Culadasa’s mind-system may impress the non-cognoscenti, but not the cognoscenti, who will view it as a faulty and circumscribed model of empirical/metempirical consciousness (which is not to say it doesn’t offer some provocative insights). Because there isn’t space for proper elaboration in this already lengthy review, I’ll save that for the comments. Here I’ll just say that Culadasi fails to grok and properly distinguish the levels and functions of consciousness(es) involved in cognition, volition, affection, and Awakening.
Culadasa concludes his chapter The Mind System with a verse from The “Lankavatara Sutra,” which he says, “captures the essence of the mind-system.” I say his translation of this verse is a perverted one that does not reflect Prof. D.T. Suzuki’s version in his “Lankavatara Sutra” (see my four-star review). Suzuki’s translation is easily the most respected English one, and unlike Culadasa, he does not equate the eighth (and senior) consciousness of Culadasa’s mind-system, the Alayavijnana (universal Mind, or Consciousness), with the unconsciousness mind. In short, Culadasa does not grok the “Lankavatara Sutra,” and his mind-system does not reflect the Cittamatra Dharma it espouses.

The “Lankavatara Sutra” is about becoming a tathagata (one who permanently, timelessly dwells in, and as, Suchness, or Beingness), which transpires via Dharmamegha Samadhi, the descent of the Dharma Cloud, or Sambhogakaya, into the spiritual Heart-center, a.k.a. the Tathagatagarbha or “Womb of Buddhahood.” The Tathagatagarbha is the locus of the Alayavijnana, which when contracted by the seven other consciousnesses, functions as the “storehouse consciousness” for one’s subliminal “seed” impressions (samskaras), which when activated, concatenate into habit-energies (vasanas), which “crystallize” as thought-formations in the brain.

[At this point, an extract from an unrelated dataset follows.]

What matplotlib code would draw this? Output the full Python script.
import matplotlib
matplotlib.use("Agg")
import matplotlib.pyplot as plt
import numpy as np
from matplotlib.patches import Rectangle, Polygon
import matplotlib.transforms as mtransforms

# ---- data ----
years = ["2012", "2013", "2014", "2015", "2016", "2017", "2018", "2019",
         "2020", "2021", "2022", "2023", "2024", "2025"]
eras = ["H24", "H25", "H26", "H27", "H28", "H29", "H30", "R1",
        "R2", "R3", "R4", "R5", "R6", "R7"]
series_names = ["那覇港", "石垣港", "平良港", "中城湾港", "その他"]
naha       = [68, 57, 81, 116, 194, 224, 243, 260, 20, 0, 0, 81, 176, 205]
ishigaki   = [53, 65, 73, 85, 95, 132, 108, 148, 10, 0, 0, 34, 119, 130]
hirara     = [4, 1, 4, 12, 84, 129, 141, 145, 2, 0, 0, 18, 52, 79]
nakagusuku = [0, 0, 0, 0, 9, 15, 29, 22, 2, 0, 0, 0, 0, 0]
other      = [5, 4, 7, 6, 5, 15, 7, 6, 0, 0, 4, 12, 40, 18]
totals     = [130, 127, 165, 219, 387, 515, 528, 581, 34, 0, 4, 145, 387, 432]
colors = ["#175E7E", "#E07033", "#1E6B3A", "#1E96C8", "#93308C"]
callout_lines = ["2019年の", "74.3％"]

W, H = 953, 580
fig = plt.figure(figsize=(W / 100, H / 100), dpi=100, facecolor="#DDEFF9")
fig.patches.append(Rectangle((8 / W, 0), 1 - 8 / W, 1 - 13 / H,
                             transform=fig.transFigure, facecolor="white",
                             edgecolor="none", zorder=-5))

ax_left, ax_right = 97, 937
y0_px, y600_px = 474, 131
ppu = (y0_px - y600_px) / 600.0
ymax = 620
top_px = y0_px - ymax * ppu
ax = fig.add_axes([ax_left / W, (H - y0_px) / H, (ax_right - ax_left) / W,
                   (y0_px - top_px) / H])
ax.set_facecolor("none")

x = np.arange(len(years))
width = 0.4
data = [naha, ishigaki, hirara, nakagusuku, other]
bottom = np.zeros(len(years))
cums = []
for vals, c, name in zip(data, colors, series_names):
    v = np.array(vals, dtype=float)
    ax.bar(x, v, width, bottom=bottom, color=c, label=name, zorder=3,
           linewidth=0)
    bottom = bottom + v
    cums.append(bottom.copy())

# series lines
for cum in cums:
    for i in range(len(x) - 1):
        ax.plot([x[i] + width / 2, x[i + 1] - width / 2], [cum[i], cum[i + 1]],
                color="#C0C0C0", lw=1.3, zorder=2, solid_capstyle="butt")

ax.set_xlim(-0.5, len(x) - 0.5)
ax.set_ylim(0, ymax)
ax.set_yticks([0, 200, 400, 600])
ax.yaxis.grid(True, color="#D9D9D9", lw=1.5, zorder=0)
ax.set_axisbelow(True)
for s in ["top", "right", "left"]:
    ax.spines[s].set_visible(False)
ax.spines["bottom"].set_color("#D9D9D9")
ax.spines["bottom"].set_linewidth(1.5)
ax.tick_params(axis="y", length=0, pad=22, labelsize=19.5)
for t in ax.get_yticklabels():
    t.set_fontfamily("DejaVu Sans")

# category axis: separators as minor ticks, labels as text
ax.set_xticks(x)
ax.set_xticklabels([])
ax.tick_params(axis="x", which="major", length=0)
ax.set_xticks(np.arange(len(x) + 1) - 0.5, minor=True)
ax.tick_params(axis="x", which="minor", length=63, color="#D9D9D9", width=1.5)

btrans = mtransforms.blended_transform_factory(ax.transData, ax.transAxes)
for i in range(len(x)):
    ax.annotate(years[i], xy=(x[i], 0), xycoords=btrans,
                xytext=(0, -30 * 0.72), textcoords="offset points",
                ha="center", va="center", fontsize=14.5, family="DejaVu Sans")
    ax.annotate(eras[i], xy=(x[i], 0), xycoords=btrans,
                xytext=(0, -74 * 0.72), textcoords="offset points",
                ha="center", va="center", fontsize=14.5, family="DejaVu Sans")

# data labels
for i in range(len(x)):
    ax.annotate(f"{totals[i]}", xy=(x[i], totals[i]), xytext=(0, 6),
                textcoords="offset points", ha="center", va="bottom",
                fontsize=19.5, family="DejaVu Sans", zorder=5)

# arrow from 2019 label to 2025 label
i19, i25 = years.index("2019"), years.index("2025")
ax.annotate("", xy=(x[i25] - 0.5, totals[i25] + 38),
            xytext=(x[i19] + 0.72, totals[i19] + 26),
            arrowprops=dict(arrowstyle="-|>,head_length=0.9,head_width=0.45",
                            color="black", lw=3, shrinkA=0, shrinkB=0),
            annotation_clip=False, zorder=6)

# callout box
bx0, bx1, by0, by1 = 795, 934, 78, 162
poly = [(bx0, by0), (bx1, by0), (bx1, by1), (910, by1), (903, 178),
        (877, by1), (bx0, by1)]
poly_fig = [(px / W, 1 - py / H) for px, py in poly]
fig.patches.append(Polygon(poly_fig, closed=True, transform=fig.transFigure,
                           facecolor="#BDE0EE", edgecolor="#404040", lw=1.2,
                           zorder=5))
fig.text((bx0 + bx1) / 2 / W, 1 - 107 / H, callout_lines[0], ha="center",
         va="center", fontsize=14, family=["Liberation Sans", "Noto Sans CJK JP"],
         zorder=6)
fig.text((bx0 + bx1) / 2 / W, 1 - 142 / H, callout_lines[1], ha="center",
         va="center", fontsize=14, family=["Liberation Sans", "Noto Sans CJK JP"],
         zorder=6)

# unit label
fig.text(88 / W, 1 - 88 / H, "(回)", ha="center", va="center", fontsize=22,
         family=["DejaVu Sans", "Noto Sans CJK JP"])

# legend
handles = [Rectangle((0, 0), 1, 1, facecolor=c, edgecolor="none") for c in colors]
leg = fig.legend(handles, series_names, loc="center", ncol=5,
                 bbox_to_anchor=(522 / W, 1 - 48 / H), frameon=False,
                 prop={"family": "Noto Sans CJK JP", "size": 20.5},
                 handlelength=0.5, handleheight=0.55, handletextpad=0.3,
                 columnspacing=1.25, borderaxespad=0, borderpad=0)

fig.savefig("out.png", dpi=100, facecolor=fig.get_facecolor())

Unfortunately, like other Buddhist neuroscience experts, Culadasa doesn’t broach the subject of the Heart-center/brain connection. The Heart (or Buddha)-Mind, the uncontracted Alayavijnana, radiates through a point in the heart located two digits to the right of the center of one’s chest. The great siddhas Ramana Maharshi and Adi Da Samraj describe this “Heart-shining,” but the un-en-Light-ened Buddhist neuroscientists, including Culadasa, are ignorant of it.

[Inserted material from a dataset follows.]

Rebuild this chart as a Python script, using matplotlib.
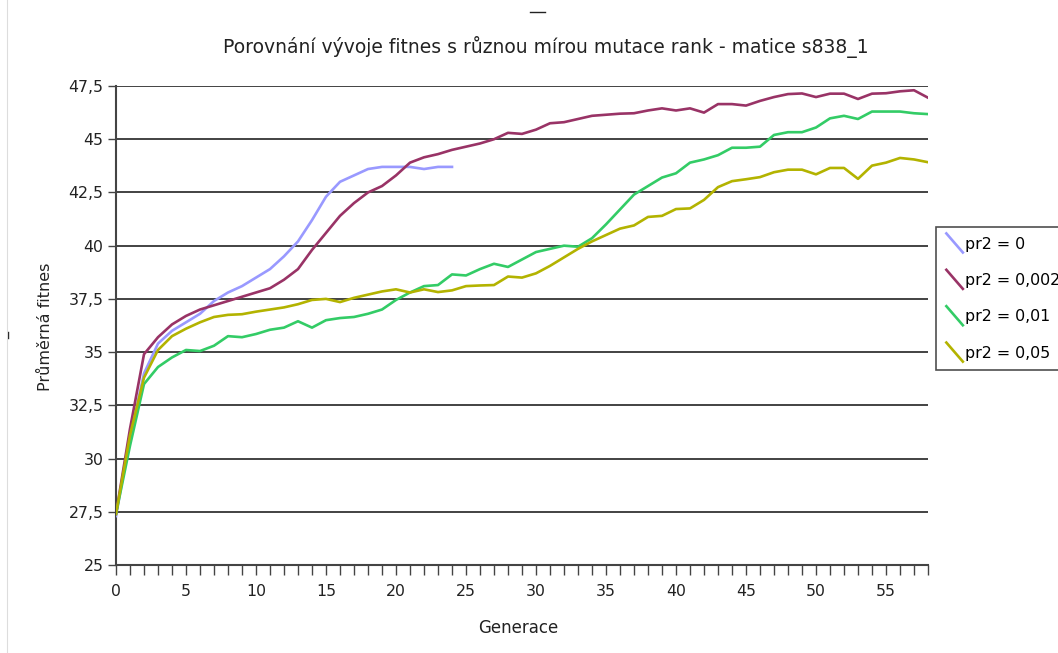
import matplotlib
matplotlib.use("Agg")
import matplotlib.pyplot as plt
from matplotlib.lines import Line2D
from matplotlib.legend_handler import HandlerBase
from matplotlib.ticker import MultipleLocator, FuncFormatter

title = "Porovnání vývoje fitnes s různou mírou mutace rank - matice s838_1"
xlabel = "Generace"
ylabel = "Průměrná fitnes"
labels = ["pr2 = 0", "pr2 = 0,002", "pr2 = 0,01", "pr2 = 0,05"]
colors = ["#9999ff", "#993366", "#33cc66", "#b3b300"]

pr2_0 = [27.3, 31.0, 34.0, 35.4, 36.0, 36.4, 36.8, 37.4, 37.8, 38.1, 38.5, 38.9,
         39.5, 40.2, 41.2, 42.3, 43.0, 43.3, 43.6, 43.7, 43.7, 43.7, 43.6, 43.7, 43.7]
pr2_0002 = [27.4, 31.4, 34.9, 35.7, 36.3, 36.7, 37.0, 37.2, 37.4, 37.6, 37.8, 38.0,
            38.4, 38.9, 39.8, 40.6, 41.4, 42.0, 42.5, 42.8, 43.3, 43.9, 44.15, 44.3,
            44.5, 44.65, 44.8, 45.0, 45.3, 45.25, 45.45, 45.75, 45.8, 45.95, 46.1,
            46.15, 46.2, 46.22, 46.35, 46.45, 46.35, 46.45, 46.25, 46.65, 46.65,
            46.58, 46.8, 46.98, 47.12, 47.15, 46.98, 47.14, 47.14, 46.89, 47.14,
            47.16, 47.25, 47.3, 46.95]
pr2_001 = [27.4, 30.6, 33.5, 34.3, 34.75, 35.1, 35.05, 35.3, 35.75, 35.7, 35.85,
           36.05, 36.15, 36.45, 36.15, 36.5, 36.6, 36.65, 36.8, 37.0, 37.45, 37.8,
           38.1, 38.15, 38.65, 38.6, 38.9, 39.15, 39.0, 39.35, 39.7, 39.85, 40.0,
           39.95, 40.35, 41.0, 41.7, 42.4, 42.8, 43.2, 43.4, 43.9, 44.05, 44.25,
           44.6, 44.6, 44.65, 45.2, 45.33, 45.33, 45.55, 45.98, 46.1, 45.95, 46.3,
           46.3, 46.3, 46.22, 46.18]
pr2_005 = [27.4, 31.1, 33.8, 35.1, 35.75, 36.1, 36.4, 36.65, 36.75, 36.78, 36.9,
           37.0, 37.1, 37.25, 37.45, 37.5, 37.35, 37.55, 37.7, 37.85, 37.95, 37.8,
           37.95, 37.82, 37.9, 38.1, 38.13, 38.15, 38.55, 38.5, 38.7, 39.05, 39.45,
           39.85, 40.2, 40.5, 40.8, 40.95, 41.35, 41.4, 41.72, 41.75, 42.15, 42.75,
           43.03, 43.12, 43.22, 43.45, 43.57, 43.57, 43.35, 43.65, 43.65, 43.14,
           43.76, 43.9, 44.12, 44.05, 43.92]
series = [pr2_0, pr2_0002, pr2_001, pr2_005]


class DiagHandler(HandlerBase):
    def create_artists(self, legend, orig_handle, xdescent, ydescent, width,
                       height, fontsize, trans):
        ln = Line2D([0 - xdescent, width - xdescent],
                    [height * 1.45 - ydescent, -height * 0.45 - ydescent],
                    color=orig_handle.get_color(), lw=orig_handle.get_linewidth(),
                    solid_capstyle="butt")
        ln.set_transform(trans)
        return [ln]


plt.rcParams['font.family'] = ['DejaVu Sans']
fig = plt.figure(figsize=(10.58, 6.53), dpi=100)
W, H = 1058, 653
L, R, T, B = 116, 928, 86, 565
ax = fig.add_axes([L / W, 1 - B / H, (R - L) / W, (B - T) / H])

handles = []
for vals, lab, col in zip(series, labels, colors):
    h, = ax.plot(range(len(vals)), vals, color=col, lw=1.9, label=lab,
                 solid_joinstyle="round", zorder=3)
    handles.append(h)

ax.set_xlim(0, 58)
ax.set_ylim(25, 47.5)
ax.yaxis.set_major_locator(MultipleLocator(2.5))
ax.xaxis.set_major_locator(MultipleLocator(5))
ax.xaxis.set_minor_locator(MultipleLocator(1))
fmt = FuncFormatter(lambda v, p: ("%g" % v).replace(".", ","))
ax.yaxis.set_major_formatter(fmt)
ax.xaxis.set_major_formatter(fmt)
ax.grid(axis="y", color="#222222", lw=1.2, zorder=1)
for s in ["top", "right"]:
    ax.spines[s].set_visible(False)
for s in ["left", "bottom"]:
    ax.spines[s].set_color("#444444")
    ax.spines[s].set_linewidth(1.5)
ax.tick_params(axis="y", which="major", length=6, width=1, color="#444444",
               labelsize=11.3, pad=3, labelcolor="#222222")
ax.tick_params(axis="x", which="both", length=7, width=1, color="#444444",
               labelsize=11.3, pad=7, labelcolor="#222222")
ax.tick_params(axis="x", which="minor", length=7)

fig.text(546 / W, 1 - 47 / H, title, ha="center", va="center",
         fontsize=13.5, color="#222222")
fig.text(518 / W, 1 - 628 / H, xlabel, ha="center", va="center",
         fontsize=12, color="#222222")
fig.text(45 / W, 1 - 327 / H, ylabel, ha="center", va="center", rotation=90,
         fontsize=11.5, color="#222222")

leg = fig.legend(handles, labels, loc="upper left",
                 bbox_to_anchor=(936 / W, 1 - 227 / H),
                 handler_map={Line2D: DiagHandler()}, fontsize=11.4,
                 frameon=True, fancybox=False, edgecolor="#222222",
                 handlelength=1.15, handletextpad=0.1, labelspacing=1.35,
                 borderpad=0.6, borderaxespad=0)
leg.get_frame().set_linewidth(1.2)

fig.add_artist(Line2D([530 / W, 545 / W], [1 - 12 / H, 1 - 12 / H],
                      color="#222222", lw=1))
fig.add_artist(Line2D([8 / W, 8 / W], [1 - 332 / H, 1 - 338 / H],
                      color="#222222", lw=1))
fig.add_artist(Line2D([7 / W, 7 / W], [0, 1], color="#dddddd", lw=0.8))

fig.savefig("out.png", dpi=100)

There is much (most of it critical) that I could say about Culadasa’s ten-stage meditation program, but the fact that this is just a review doesn’t allow for such a consideration. Positively, his meditation teaching provides plenty of interesting information and helpful insights regarding remedial spiritual practice, but when he gets into the deeper, more esoteric aspects of the Illumination project, he reveals his un-en-Light-enment. This is most blatantly evident when he discourses on jhanas (states of contemplative absorption) and nimittas (“illumination phenomena”). Esteemed Buddhist monk Thanissaro Bhikku discounts the importance of nimittas, and so do I (see my two-star review of Ajahn Brahm’s “Mindfulness, Bliss, and Beyond”).

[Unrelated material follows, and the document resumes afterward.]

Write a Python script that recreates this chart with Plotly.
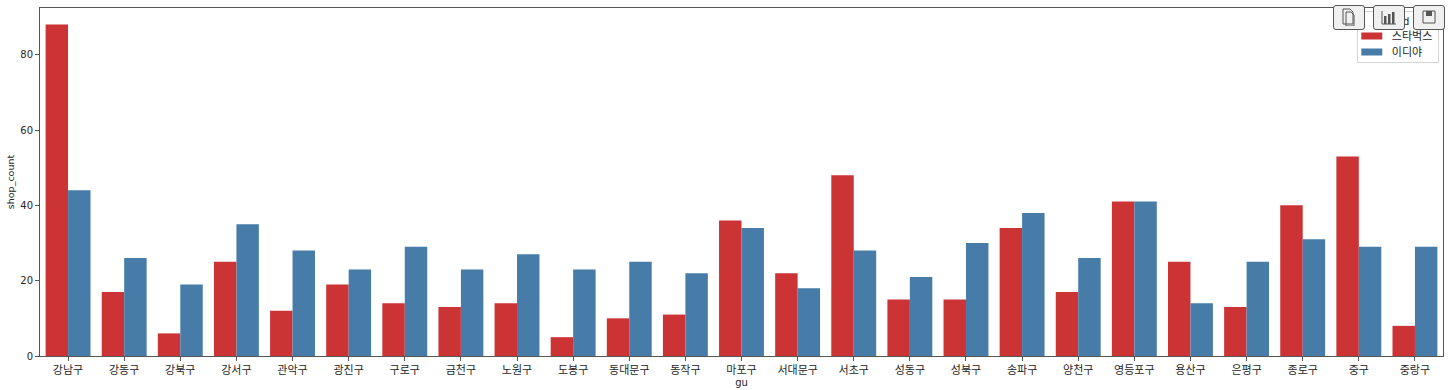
import plotly.graph_objects as go

gu = ["강남구","강동구","강북구","강서구","관악구","광진구","구로구","금천구","노원구","도봉구",
      "동대문구","동작구","마포구","서대문구","서초구","성동구","성북구","송파구","양천구","영등포구",
      "용산구","은평구","종로구","중구","중랑구"]
starbucks = [88,17,6,25,12,19,14,13,14,5,10,11,36,22,48,15,15,34,17,41,25,13,40,53,8]
ediya = [44,26,19,35,28,23,29,23,27,23,25,22,34,18,28,21,30,38,26,41,14,25,31,29,29]
FONT = "DejaVu Sans, Noto Sans CJK KR, sans-serif"
TXT = "#262626"
AX = "#555555"

fig = go.Figure()
fig.add_bar(x=gu, y=starbucks, name="스타벅스", marker=dict(color="#CB3335", line_width=0))
fig.add_bar(x=gu, y=ediya, name="이디야", marker=dict(color="#477CA8", line_width=0))
axis = dict(showgrid=False, zeroline=False, showline=True, linecolor=AX, linewidth=1, mirror=True,
            ticks="outside", ticklen=4, tickcolor=AX, tickwidth=1, automargin=False)
fig.update_layout(
    width=1450, height=390, autosize=False,
    margin=dict(l=39.5, r=6.5, t=8, b=34),
    paper_bgcolor="white", plot_bgcolor="white",
    barmode="group", bargap=0.2, bargroupgap=0,
    font=dict(family=FONT, size=10, color=TXT),
    xaxis=dict(axis, tickfont=dict(size=11, color=TXT, family=FONT),
               title=dict(text="gu", standoff=2, font=dict(size=10, color=TXT))),
    yaxis=dict(axis, tickfont=dict(size=10, color=TXT, family=FONT),
               title=dict(text="shop_count", standoff=3, font=dict(size=9.5, color=TXT)),
               range=[0, 92.4], tick0=0, dtick=20),
    legend=dict(x=0.997, xanchor="right", y=0.99, yanchor="top",
                bgcolor="rgba(255,255,255,0.8)", bordercolor="#d5d5d5", borderwidth=1,
                font=dict(size=11, color=TXT), traceorder="normal",
                title=dict(text="brand", side="top center", font=dict(size=10, color=TXT)),
                itemwidth=30, tracegroupgap=0),
)

post = r"""
document.body.style.margin='0';document.body.style.overflow='hidden';
document.querySelectorAll('.legend .legendpoints path').forEach(function(p){
  var t=p.getAttribute('transform')||'';
  p.setAttribute('transform',t+' scale(1.75,0.6)');
});
document.querySelectorAll('.legend .traces').forEach(function(g,i){
  var m=/translate\(([-\d.]+),\s*([-\d.]+)\)/.exec(g.getAttribute('transform'));
  if(m) g.setAttribute('transform','translate('+m[1]+','+(parseFloat(m[2])-4-3*i)+')');
});
var bg=document.querySelector('.legend .bg');
if(bg){
  bg.setAttribute('x',parseFloat(bg.getAttribute('x')||0)+6);
  bg.setAttribute('width',parseFloat(bg.getAttribute('width'))-6);
  bg.setAttribute('height',parseFloat(bg.getAttribute('height'))-11);
}
var icons=[
 '<path d="M3 1h7l3 3v12H3z M6 4h5l3 3v11H6z" fill="none" stroke="#555" stroke-width="1"/>',
 '<path d="M2 16h14 M2 3v13" stroke="#555" fill="none"/><rect x="4" y="8" width="2.5" height="8" fill="#555"/><rect x="8" y="6" width="2.5" height="10" fill="#555"/><rect x="12" y="4" width="2.5" height="12" fill="#555"/>',
 '<path d="M3 3h12v12H3z" fill="none" stroke="#555"/><rect x="6" y="3" width="6" height="5" fill="#555"/>'];
[1333,1373,1413].forEach(function(x,i){
 var d=document.createElement('div');
 d.style.cssText='position:absolute;top:5px;left:'+x+'px;width:30px;height:23px;background:#f0f0f0;border:1px solid #555;border-radius:3px;z-index:2000;';
 d.innerHTML='<svg width="18" height="18" style="position:absolute;left:6px;top:2px">'+icons[i]+'</svg>';
 document.body.appendChild(d);
});
"""
fig.write_html("out.html", post_script=post, config={"displayModeBar": False})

What particularly bothers me about Culadasa is his spiritual ignorance. He might look like Yoda, but he’s a hardly a gnostic sage. For instance, when he introduces his path, in Step 1: Focus on the Present, he writes, “First close your eyes and spend few moments becoming fully present… remain in the present here and now.” Then he proceeds to elaborate his 10-stage teaching, which is a stepped-down, complex, and contracted path – a retraction from the integral and radical (or gone-to-the root) Dzogchen practice of simply remaining present (and spontaneously transcending binding acts of attention). The highest spiritual practice in mystical traditions is direct, immediate presence, or awareness. Culadasa starts you there, but instead of instructing you how to remain there, he then launches you on a progressive spiritual path (based on reductive acts of attention) that, in effect, exploits your suffering and seeking.

This is a difficult book for me to rate, because while it’s a cool and engrossing read on meditation and the mind (which most neophytes and novices will appreciate), it’s also a deeply flawed one that suffers terribly from Dharma perversion and the author’s spiritual, ontological, and epistemological ignorance. After considerable internal debate, I’ve decided to give it three stars.